77. L’obligation en matière de droits de l’homme qui consiste à assurer, tout au moins, l’essentiel de tous les droits économiques, sociaux et culturels implique une responsabilité d’assurer un niveau de vie suffisant par les moyens de subsistance de base, y compris en fournissant l’essentiel en matière de soins de santé primaire, de logement et d’enseignement. …

82. …

a) Les États doivent prendre toutes les mesures nécessaires pour éliminer toute discrimination directe ou indirecte à l’encontre des personnes vivant dans la pauvreté. … Ils doivent examiner la législation nationale afin de repérer tout impact discriminatoire sur ceux qui vivent dans la pauvreté et abroger ou modifier toute loi qui a pour objectif ou conséquence de compromettre la jouissance égale des droits par ceux qui vivent dans la pauvreté;

d) Les États doivent créer un environnement qui favorise la participation des personnes vivant dans la pauvreté à la vie publique et aux décisions qui touchent à leur vie. À cette fin, ils doivent repérer et écarter les obstacles institutionnels qui empêchent les groupes vulnérables et marginalizes de participer pleinement aux processus de prise de décisions;

i) Les États ne doivent avoir recours à la détention et à l’incarcération que pour répondre à un besoin sociétal urgent et d’une manière proportionnelle à ce besoin.

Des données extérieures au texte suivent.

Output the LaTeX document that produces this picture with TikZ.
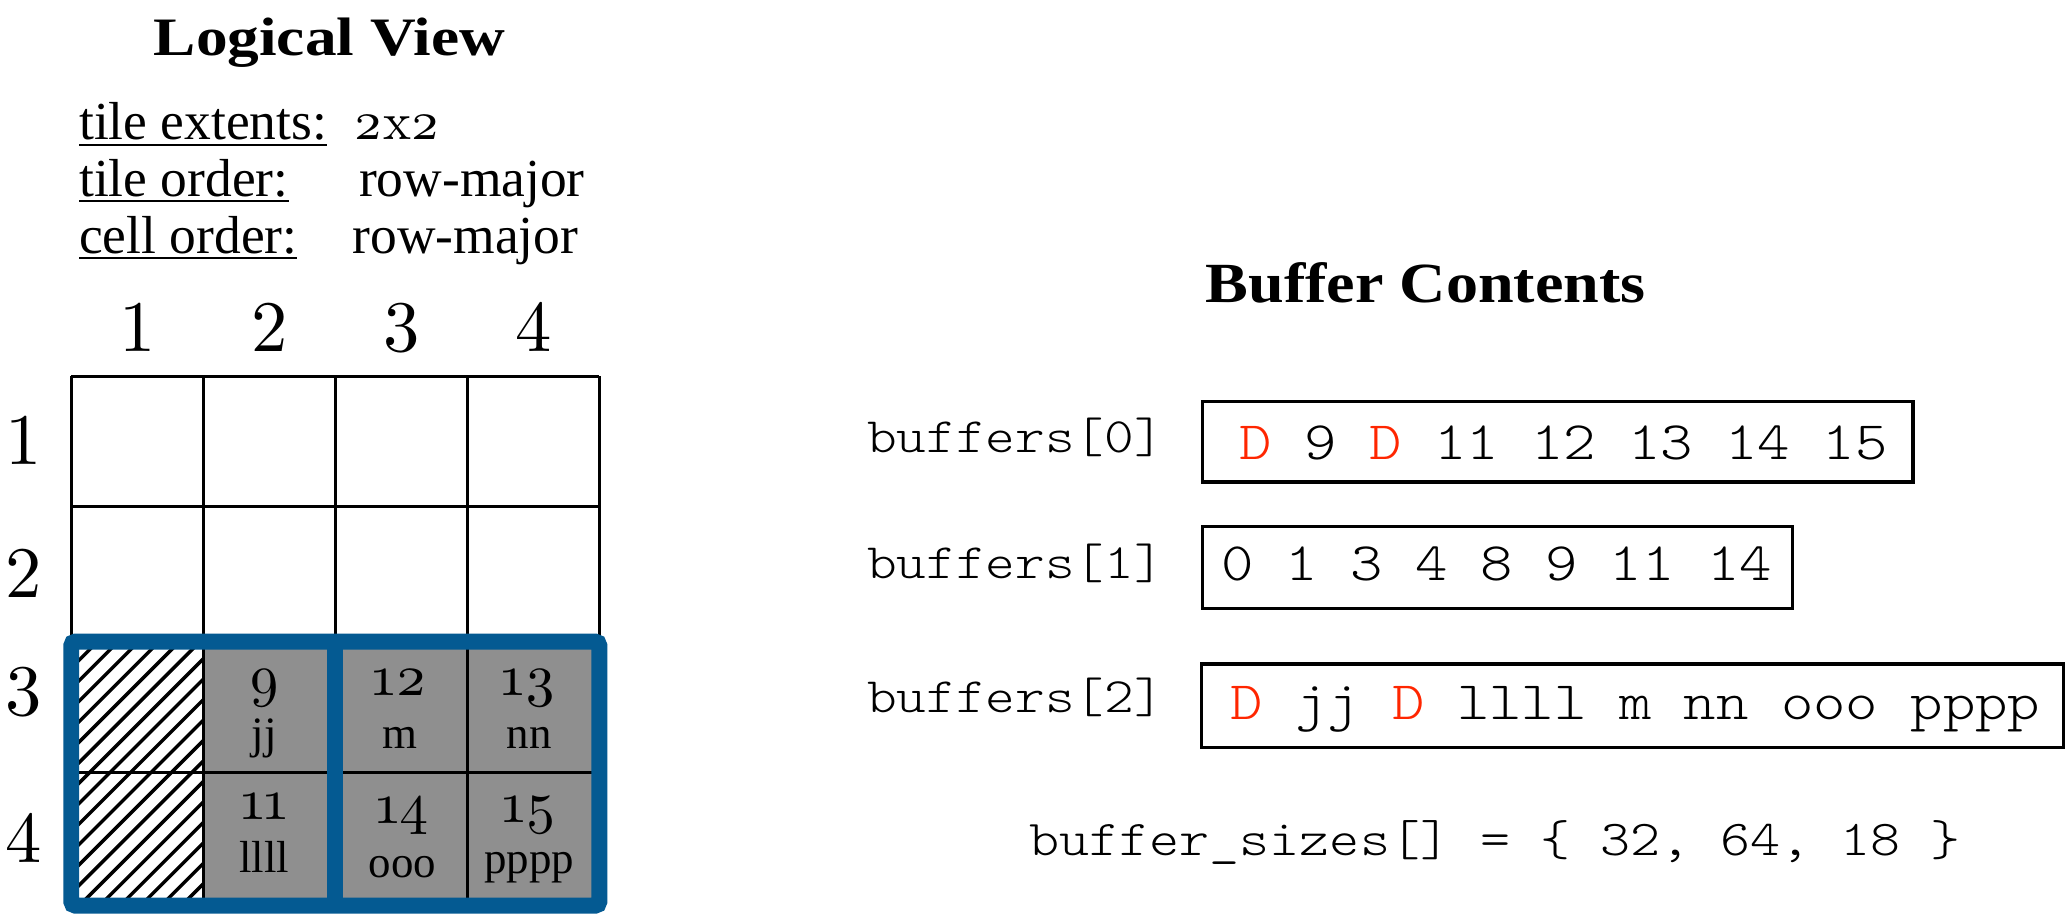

Ils doivent veiller à ce que l’arrestation ou la détention n’ait pas d’incidences disproportionnées sur les personnes vivant dans la pauvreté. À cette fin, les États doivent :

...

ii) Veiller, dans toute la mesure possible, à ce que les procédures de libération sous caution tiennent compte de la situation économique et sociale des personnes vivant dans la pauvreté.